Of course, because race is socially constructed, there’s actually enormous diversity within the categories we’ve created, and great overlap between them, as we’ve forced all humans on earth into just a few groupings.  And terms like “black” and “white” don’t really describe the shades of actual human skin.

Artist and photographer Angelica Dass has an art project, Humanae, that illustrates the tremendous diversity in skin color (via co.CREATE, sent in by Dolores R., Mike R., and YetAnotherGirl. She uses an 11×11 pixel of individuals’ faces to match them to a specific color in the Pantone color system, which catalogs thousands of hues and is used in many types of manufacturing to standardize and match colors. She then takes a photo of them in front of a background of their Pantone color.

Currently the project is very heavily focused on people we’d generally categorize as White — there are a few individuals from other groups, but not many, and in no way does it represent “every skin tone,” as I’ve seen it described in some places.
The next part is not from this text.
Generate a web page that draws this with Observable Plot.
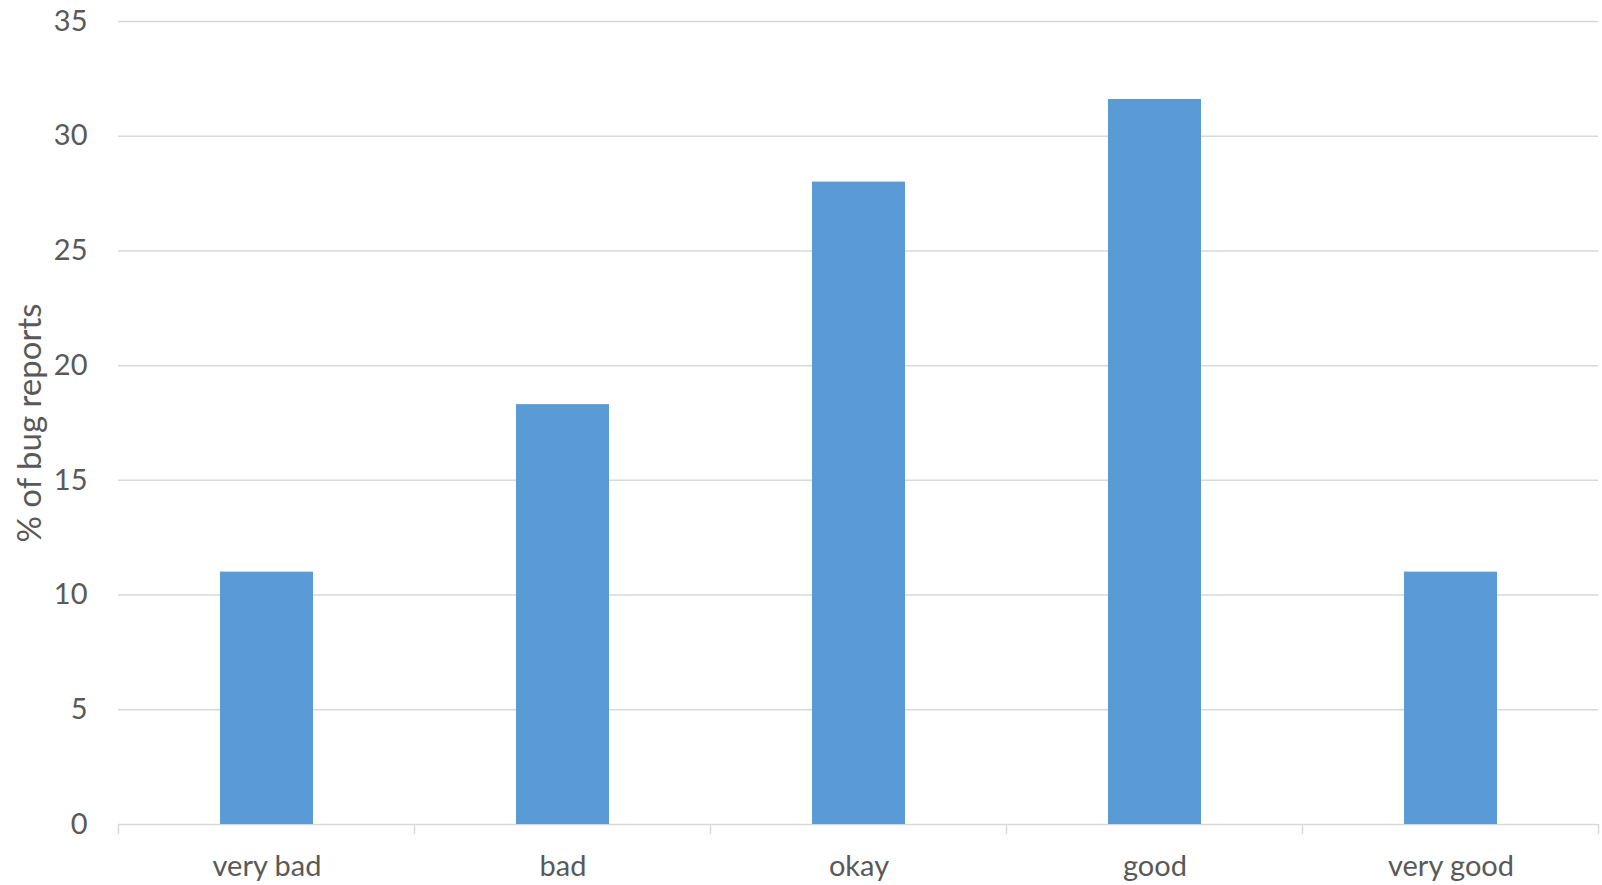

So that’s a major caveat.

That said, I do think the project shows how reductive our system of classifying people by skin tone is, when you look at the range of colors even just among Whites — why does it make sense to throw most of these people into one category and say they’re all physically the same in a meaningful way that separates them from everyone else (and then connect those supposedly shared physical traits to non-physical ones)? And which part of the body do we use to do so, since many of us have various shades on our bodies? Or which time of year, since many of us change quite a bit between summer and winter?

Maru sent in a similar example; French artist Pierre David created “The Human Pantone,” using 40 models. We think racial categories make sense because we generally think of the extremes, but by showing individuals arranged according to hue, the project highlights the arbitrariness of racial boundaries. Where, exactly, should the dividing lines be?